7. Applying Reinforcement Learning to Alexa/Echo for Added Functionality

Reinforcement learning is highly relevant to interactive systems like Amazon’s Alexa or Echo devices. These systems can benefit from RL to enhance user experience, personalize interactions, and optimize functionality.

Potential Applications

Personalized Recommendations: Alexa could use RL to dynamically suggest skills, music, or content based on user feedback (explicit or implicit).
Dialogue Management: RL can optimize dialogue flow, learning which responses maximize user satisfaction or engagement.
Energy Efficiency: RL can help devices decide when to enter low-power modes or adjust settings based on usage patterns.
Error Recovery: When a user corrects Alexa, RL can help the system learn better interpretations for ambiguous commands.

Example: RL for Dialogue Management

Suppose Alexa needs to decide how to respond when a user asks a vague question. Using RL, it can try different follow-up questions and learn which ones lead to successful conversations.


# Pseudo-code for RL-based dialogue management
def select_response(state, q_table, epsilon):
    if random.random() < epsilon:
        return random.choice(possible_responses)
    else:
        return max(q_table[state], key=q_table[state].get)

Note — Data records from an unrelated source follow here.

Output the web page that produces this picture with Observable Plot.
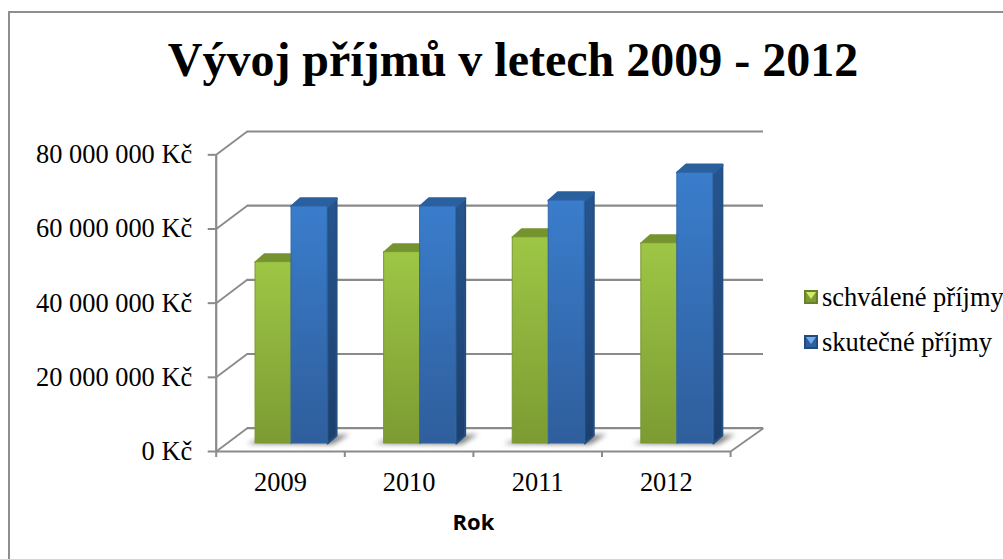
<!DOCTYPE html>
<html lang="cs">
<head>
<meta charset="utf-8">
<script src="https://cdn.jsdelivr.net/npm/d3@7"></script>
<script src="https://cdn.jsdelivr.net/npm/@observablehq/plot@0.6"></script>
<style>
html,body{margin:0;padding:0;background:#fff;width:1003px;height:559px;overflow:hidden}
#frame{position:absolute;left:8px;top:11px;right:-3px;bottom:-3px;border:2px solid #8e8e8e;box-sizing:border-box}
#chart{position:absolute;left:0;top:0}
#chart svg{display:block}
h1{position:absolute;left:0;top:30px;width:1026px;margin:0;text-align:center;font:bold 48px/60px "Liberation Serif",serif;color:#000;white-space:nowrap}
.leg{position:absolute;left:804px;font:26.5px/30px "Liberation Serif",serif;color:#000;white-space:nowrap;padding-left:18px}
.sw{position:absolute;left:0;top:8px;width:14px;height:14px;box-sizing:border-box;border:2px solid}
.sw i{position:absolute;left:0;top:0;width:10px;height:10px;clip-path:polygon(0 0,100% 0,50% 70%)}
</style>
</head>
<body>
<div id="frame"></div>
<div id="chart"></div>
<h1>Vývoj příjmů v letech 2009 - 2012</h1>
<div class="leg" style="top:282px"><span class="sw" style="background:#7f9c34;border-color:#67812a"><i style="background:#d3ea6a"></i></span>schválené příjmy</div>
<div class="leg" style="top:327px"><span class="sw" style="background:#2f5f9d;border-color:#234a7e"><i style="background:#6fb0ea"></i></span>skutečné příjmy</div>
<script>
const years = ["2009", "2010", "2011", "2012"];
const approved = [48.9e6, 51.6e6, 55.6e6, 54.0e6];
const actual = [63.9e6, 63.9e6, 65.5e6, 73.0e6];
const yTicks = [0, 20e6, 40e6, 60e6, 80e6];
const xBoundaries = [0, 1, 2, 3, 4];

// Depth of the pseudo-3D box and of each bar, in data units
const wallX = 0.241, wallY = 6.29e6;
const barDX = 0.07, barDY = 2.16e6;
const barStart = 0.306, barW = 0.28;
const floorY = 2.16e6;
const gridColor = "#8a8a8a";

const fmt = v => String(v).replace(/\B(?=(\d{3})+$)/g, " ") + " Kč";
const poly = (id, pts) => pts.map(([x, y]) => ({id, x, y}));

const shadows = [], sides = [], tops = [], front = [];
years.forEach((yr, i) => {
  [approved[i], actual[i]].forEach((v, s) => {
    const x0 = i + barStart + s * barW, x1 = x0 + barW;
    const key = s === 0 ? "a" : "b";
    front.push({key, x0, x1, v});
    sides.push(...poly(key + i + "s", [[x1, floorY], [x1 + barDX, floorY + barDY], [x1 + barDX, floorY + v + barDY], [x1, floorY + v]]).map(d => ({...d, key})));
    tops.push(...poly(key + i + "t", [[x0, floorY + v], [x1, floorY + v], [x1 + barDX, floorY + v + barDY], [x0 + barDX, floorY + v + barDY]]).map(d => ({...d, key})));
  });
  const l = i + barStart, r = l + 2 * barW;
  shadows.push(...poly("sh" + i, [[l - 0.07, floorY - 0.1e6], [l + 0.03, floorY + 1.1e6], [r + barDX + 0.1, floorY + barDY + 0.3e6], [r + 0.04, floorY - 0.3e6]]));
});

const defs = () => {
  const g = d3.create("svg:g");
  g.html(`<defs>
    <linearGradient id="gA" x1="0" y1="0" x2="0" y2="1"><stop offset="0" stop-color="#9ec645"/><stop offset="1" stop-color="#7c9b33"/></linearGradient>
    <linearGradient id="gB" x1="0" y1="0" x2="0" y2="1"><stop offset="0" stop-color="#3a7dcc"/><stop offset="1" stop-color="#2f5e9c"/></linearGradient>
    <linearGradient id="gS" x1="0" y1="0" x2="0" y2="1"><stop offset="0" stop-color="#26558f"/><stop offset="1" stop-color="#1c3f6d"/></linearGradient>
  </defs>`);
  return g.node();
};

const grey = {stroke: gridColor, strokeWidth: 2.2};
const plot = Plot.plot({
  width: 1003, height: 559,
  marginLeft: 215.7, marginRight: 240, marginTop: 131, marginBottom: 108,
  style: {background: "transparent", fontFamily: "'Liberation Serif',serif", color: "#000"},
  x: {type: "linear", domain: [0, 4.256], axis: null},
  y: {type: "linear", domain: [0, 86.29e6], axis: null},
  marks: [
    defs,
    Plot.ruleY(yTicks, {y: d => d + wallY, x1: wallX, x2: 4.256, ...grey}),
    Plot.link(yTicks, {x1: 0, y1: d => d, x2: wallX, y2: d => d + wallY, ...grey, strokeWidth: 1.8}),
    Plot.link([0], {x1: 4, y1: 0, x2: 4.256, y2: wallY, ...grey, strokeWidth: 1.8}),
    Plot.ruleX([0], {y1: 0, y2: 80e6, ...grey}),
    Plot.ruleY([0], {x1: 0, x2: 4, ...grey}),
    Plot.axisY({ticks: yTicks, tickFormat: fmt, tickSize: 8, tickPadding: 16, fontSize: 26.4, stroke: gridColor, strokeWidth: 2, label: null, anchor: "left"}),
    Plot.axisX({ticks: xBoundaries, tickFormat: () => "", tickSize: 6, stroke: gridColor, strokeWidth: 2, label: null, anchor: "bottom"}),
    Plot.axisX({ticks: years.map((_, i) => i + 0.5), tickFormat: (_, i) => years[i], tickSize: 0, tickPadding: 21, fontSize: 26.4, label: null, anchor: "bottom"}),
    Plot.text(["Rok"], {x: 2, y: 0, dy: 71, fontFamily: "'Open Sans',sans-serif", fontWeight: "bold", fontSize: 22, fill: "#000"}),
    Plot.line(shadows, {x: "x", y: "y", z: "id", fill: "#5a5a5a", stroke: null, curve: "linear-closed", fillOpacity: 0.75, imageFilter: "blur(2.5px)"}),
    Plot.line(sides.filter(d => d.key === "a"), {x: "x", y: "y", z: "id", fill: "#5f7a26", stroke: "#5f7a26", strokeWidth: 1, curve: "linear-closed"}),
    Plot.line(sides.filter(d => d.key === "b"), {x: "x", y: "y", z: "id", fill: "url(#gS)", stroke: "#24507f", strokeWidth: 2, strokeLinejoin: "round", curve: "linear-closed"}),
    Plot.line(tops.filter(d => d.key === "a"), {x: "x", y: "y", z: "id", fill: "#75942f", stroke: "#75942f", strokeWidth: 2, strokeLinejoin: "round", curve: "linear-closed"}),
    Plot.line(tops.filter(d => d.key === "b"), {x: "x", y: "y", z: "id", fill: "#2b609f", stroke: "#2b609f", strokeWidth: 2.5, strokeLinejoin: "round", curve: "linear-closed"}),
    Plot.rect(front.filter(d => d.key === "a"), {x1: "x0", x2: "x1", y1: floorY, y2: d => floorY + d.v, fill: "url(#gA)", stroke: "#7a9632", strokeWidth: 1, inset: 0}),
    Plot.rect(front.filter(d => d.key === "b"), {x1: "x0", x2: "x1", y1: floorY, y2: d => floorY + d.v, fill: "url(#gB)", stroke: "#2f65a8", strokeWidth: 1, inset: 0})
  ]
});
document.getElementById("chart").append(plot);
</script>
</body>
</html>
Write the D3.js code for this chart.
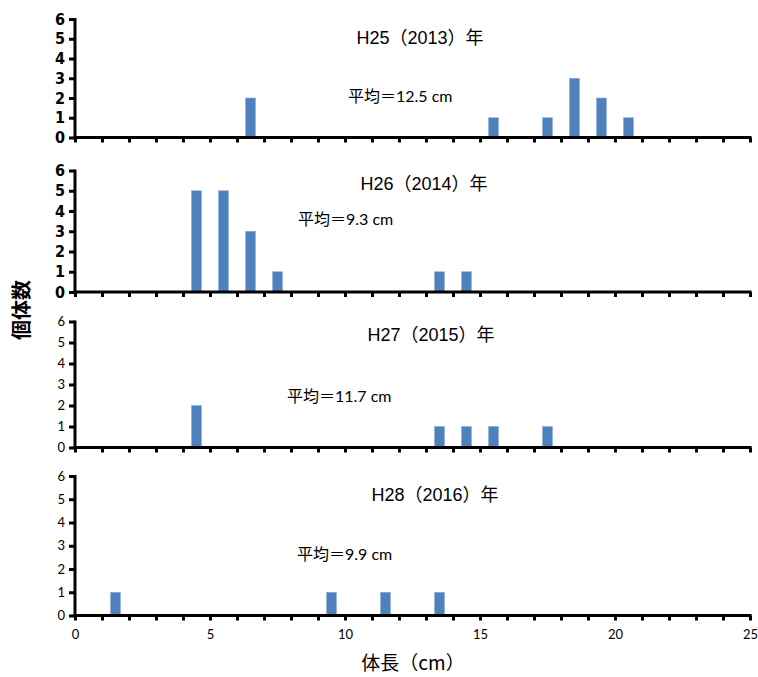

Over time, Alexa would learn to ask clarifying questions that are most effective, leading to better user experiences.

Why is RL Especially Suitable?

Interactions are sequential and feedback is delayed, fitting RL’s paradigm.
User satisfaction (e.g., did the user follow through or repeat the request?) serves as a natural reward signal.
RL can help Alexa adapt to individual users’ preferences, making the device more useful and engaging.

Conclusion

Cracking the Amazon Applied Scientist Intern interview requires a deep understanding of Q-Learning and reinforcement learning concepts. You should be able to confidently explain the roles of Greek symbols like α, γ, and ε in the learning process, describe the significance of strategies like Epsilon-Greedy, and discuss how parameters and decay structures impact learning. Furthermore, understanding practical applications, such as applying RL to Alexa/Echo, will showcase your ability to translate theoretical knowledge into business-impacting solutions. Keep practicing these concepts and you’ll be well-prepared for your interview and beyond.

Frequently Asked Questions (FAQ)

What is the role of gamma (γ) in Q-Learning?

Gamma is the discount factor. It determines how much the agent values future rewards versus immediate ones. A higher gamma means future rewards are more important.

How can I choose the best epsilon decay rate?

Start with a higher epsilon (e.g., 1.0) and slowly decay it toward a lower bound (e.g., 0.01) over episodes. Monitor learning performance and adjust as needed.

What makes reinforcement learning suitable for voice assistants?

Voice assistants interact with users in a sequential, feedback-driven manner. RL’s reward-based learning adapts well to optimizing these interactions for satisfaction and efficiency.

How does Q-Learning differ from SARSA?

Q-Learning is off-policy (uses the max Q-value for the next state), while SARSA is on-policy (uses the action actually taken). This difference affects exploration and convergence.

Can I use deep learning with Q-Learning?

Yes. Deep Q-Networks (DQNs) use neural networks to estimate Q-values for large or continuous state spaces, enabling RL in more complex environments.

Prepare diligently and understand these foundational concepts to ace your Amazon Applied Scientist Intern interview!